Among the more notable of this bunch is University of Kentucky basketball star Oscar Tshiebwe, a Democratic Republic of the Congo native and the reigning Naismith Men’s College Player of the Year. Tshiebwe and others have proved their entrepreneurial prowess in discovering ways in which they can circumvent the United States’ archaic visa regulations that have not been updated since the 1980s.

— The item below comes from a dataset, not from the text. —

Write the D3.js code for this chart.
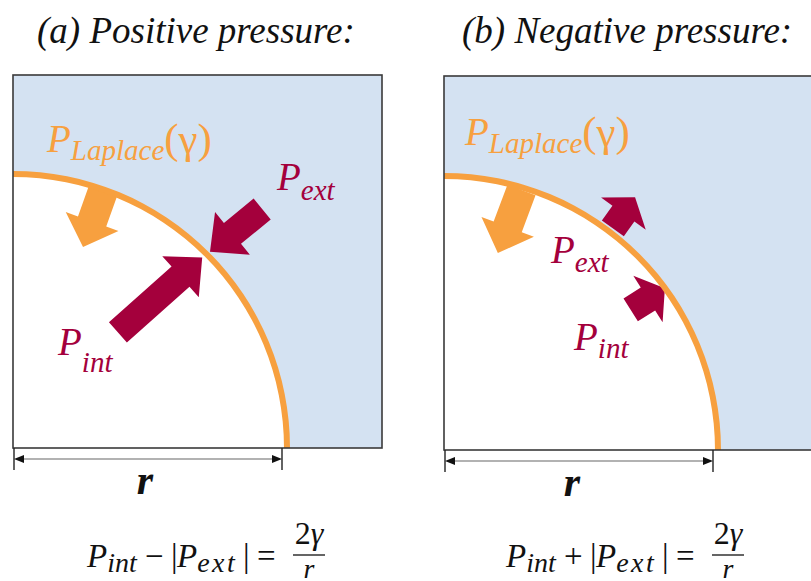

While playing preseason exhibition games in the Bahamas, Tshiebwe found himself beyond the jurisdiction of his visa’s restrictions and able to profit off his likeness. In addition to his basketball responsibilities, Tshiebwe appeared in radio and TV commercials and signed autographs on trading cards among his other promotional tasks. It was estimated that this weeklong trip would earn the basketball phenom approximately $500,000. Back in the United States, though international student-athletes are prohibited from appearing in any promotional content, many of them have taken advantage of a loophole that allows them to license their NIL in return for compensation when competing internationally. International student-athletes can promote themselves via merchandise to legally skirt around their visa restrictions. Ultimately, the most definitive path to financial gain for athletic ability for this often-forgotten group is to pursue an extraordinary ability visa, one that many international athletes secure in their professional careers.
Canada has taken a different approach, however, to the limits it places on its international student population and their ability to work. Recently, Canadian Minister of Immigration, Refugees, and Citizenship, the Honourable Sean Fraser, announced the temporary lifting of the 20-hour-per-week cap on the number of hours that eligible post-secondary students are allowed to work off-campus while class is in session. In doing so, international students will see greater opportunity to gain valuable work experience and financially support themselves while maintaining their student status.
The most significant difference between the Canadian and American approach to international student work is the absolute permission for those in Canada to work off-campus whereas those in the United States may not work off-campus during the first academic year and are subject to strict conditions and restrictions for any academic year following. Now, with Canada’s recent changes, international students stand to make much more significant financial gains than their counterparts in the United States irrespective of their status as athletes.
It is imperative then, having regard for the actions of their neighbours to the North, that the United States amend their off-campus work limits for its international students so that the population, and specifically student-athletes, can pursue financial gain. As NIL rights continue to level the playing field among athletes and provide earning parity between schools, it is imperative that American schools aim to do the same as Canada has done; until then, the earning situation for student athletes will remain far from an equal and equitable set-up for student-athlete compensation, as the international population among them still faces significant obstacles to profiting off of their NIL.